Ryan is in some ways antiquated but far from stupid — he knew exactly what he was doing having this discussion after a loss to freshmen-led Duke. He is framing his style of recruiting and team-building as appealing to morals and tradition, not just competitive merit. As has been the case for much of his tenure in Durham, Mike Krzyzewski is morality’s foil, a black-market huckster cutting into the success of Ryan’s family owned and operated business.

The irony is that Coach K was once viewed in a similar light as Ryan in regards to his recruiting process. “The Duke Way” earned Krzyzewski plenty of high-level recruits over the years, but there was a belief that he lost out on some “elite” recruits post-2000 because he wanted players who were committed to sticking with the program for multiple years. Slowly, Duke’s program shifted to an approach that combined their beliefs with an acceptance of the landscape. K has nabbed one-and-dones like Kyrie Irving and Jabari Parker (along with this year’s likely-to-leave group) while also having an endless cupboard of  Plumlees with which to annoy America.

Krzyzewski adapted his program’s ethos because he came to a simple conclusion: there are no invisible style points tacked onto your tournament run if you win with a certain style of recruit. One of the faces of the college game had the humility to accept that without top-level, “rent-a-player” talent he was doing himself and the university a disservice.

For Ryan, that juice isn’t worth the squeeze, though his own practices have their pitfalls. While it’s not necessarily his intention, his style of building necessitates that players spend multiple years in an exploitative NCAA system, passing up future earnings for the promise of learning on the court and off.

To that end, the Badgers under Ryan have failed to live up to their end of the bargain on the education side; they can lay claim to the third-worst overall graduation rate in this year’s tournament field, and the very worst for black players. This is further amplified by his crowing in the media about other institutional failings. Take for instance a blurb from the lead-in presser for last year’s edition of Kentucky-Wisconsin:

"The people in this state here are crazy about basketball, Ryan said. They realize they didn’t invent it, like some other states believe. What I like about the Wisconsin fans, they understand these are student athletes who are actually here for the purpose of an education first and playing ball second."

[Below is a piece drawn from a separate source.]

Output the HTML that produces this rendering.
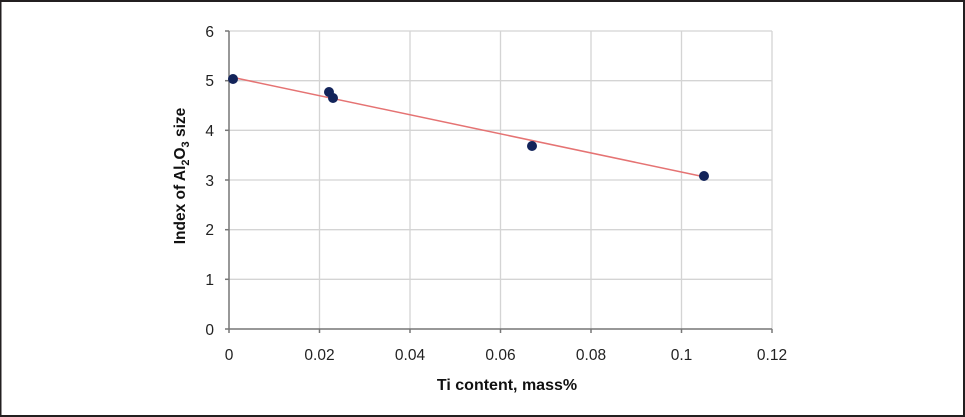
<!DOCTYPE html>
<html><head><style>
html,body{margin:0;padding:0;background:#fff;}
body{width:965px;height:417px;overflow:hidden;position:relative;}
svg{position:absolute;left:0;top:0;font-family:"Liberation Sans",Arial,sans-serif;}
</style></head><body>
<svg width="965" height="417" viewBox="0 0 965 417">
<rect x="0" y="0" width="965" height="417" fill="#fff"/>
<rect x="0" y="0" width="965" height="2" fill="#231f20"/>
<rect x="0" y="415" width="965" height="2" fill="#231f20"/>
<rect x="0" y="0" width="1.5" height="417" fill="#231f20"/>
<rect x="963" y="0" width="2" height="417" fill="#231f20"/>
<g stroke="#d4d4d4" stroke-width="1.3">
<line x1="229" y1="31" x2="772" y2="31"/>
<line x1="229" y1="80.7" x2="772" y2="80.7"/>
<line x1="229" y1="130.3" x2="772" y2="130.3"/>
<line x1="229" y1="180" x2="772" y2="180"/>
<line x1="229" y1="229.7" x2="772" y2="229.7"/>
<line x1="229" y1="279.3" x2="772" y2="279.3"/>
<line x1="319.5" y1="31" x2="319.5" y2="329"/>
<line x1="410" y1="31" x2="410" y2="329"/>
<line x1="500.5" y1="31" x2="500.5" y2="329"/>
<line x1="591" y1="31" x2="591" y2="329"/>
<line x1="681.5" y1="31" x2="681.5" y2="329"/>
<line x1="772" y1="31" x2="772" y2="329"/>
</g>
<g stroke="#777" stroke-width="1.5">
<line x1="229" y1="31" x2="229" y2="333"/>
<line x1="225" y1="329" x2="772" y2="329"/>
<line x1="225" y1="31" x2="229" y2="31"/><line x1="225" y1="80.7" x2="229" y2="80.7"/>
<line x1="225" y1="130.3" x2="229" y2="130.3"/><line x1="225" y1="180" x2="229" y2="180"/>
<line x1="225" y1="229.7" x2="229" y2="229.7"/><line x1="225" y1="279.3" x2="229" y2="279.3"/>
<line x1="319.5" y1="329" x2="319.5" y2="333"/><line x1="410" y1="329" x2="410" y2="333"/>
<line x1="500.5" y1="329" x2="500.5" y2="333"/><line x1="591" y1="329" x2="591" y2="333"/>
<line x1="681.5" y1="329" x2="681.5" y2="333"/><line x1="772" y1="329" x2="772" y2="333"/>
</g>
<g font-size="15.5" fill="#222" text-anchor="end">
<text x="214" y="37">6</text><text x="214" y="86">5</text><text x="214" y="136">4</text>
<text x="214" y="186">3</text><text x="214" y="235">2</text><text x="214" y="285">1</text>
<text x="214" y="335">0</text>
</g>
<g font-size="15.5" fill="#222" text-anchor="middle">
<text x="229" y="360">0</text><text x="319.5" y="360">0.02</text><text x="410" y="360">0.04</text>
<text x="500.5" y="360">0.06</text><text x="591" y="360">0.08</text><text x="681.5" y="360">0.1</text>
<text x="772" y="360">0.12</text>
</g>
<text x="507" y="390" font-size="16" font-weight="bold" text-anchor="middle" fill="#111">Ti content, mass%</text>
<text transform="translate(185,176) rotate(-90)" font-size="15.5" font-weight="bold" text-anchor="middle" fill="#111">Index of Al<tspan font-size="11" dy="4">2</tspan><tspan dy="-4">O</tspan><tspan font-size="11" dy="4">3</tspan><tspan dy="-4"> size</tspan></text>
<line x1="231" y1="77" x2="705" y2="177" stroke="#e57373" stroke-width="1.5"/>
<g fill="#13245a">
<circle cx="233" cy="79" r="5"/><circle cx="329" cy="92" r="5"/><circle cx="333" cy="98" r="5"/>
<circle cx="532" cy="146" r="5"/><circle cx="704" cy="176" r="5"/>
</g>
</svg>
</body></html>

Not only was that an unnecessary shot at another university and (more broadly) the state of Kentucky, it’s a disgrace given Wisconsin’s inability to clear educational hurdles under Ryan. Passive-aggressive jabs that allude to his opponents have come prior to and after defeat, and they’re hardly tolerable juxtaposed against his shortcomings as a supposed gatekeeper for basketball and education.

Bo Ryan is frustrated like any other person would be after coming so close to a championship — he has every right to be upset with defeat. But his insistence that this is only about how he likes to do things is a farce filled with holes. He doesn’t want to adjust the way he constructs his teams, and there’s nothing wrong with that, but crying foul whenever he runs into a program that does it differently is distasteful and petty. If you can’t close the deal the way you want to do things, maybe it’s not the system that’s the problem.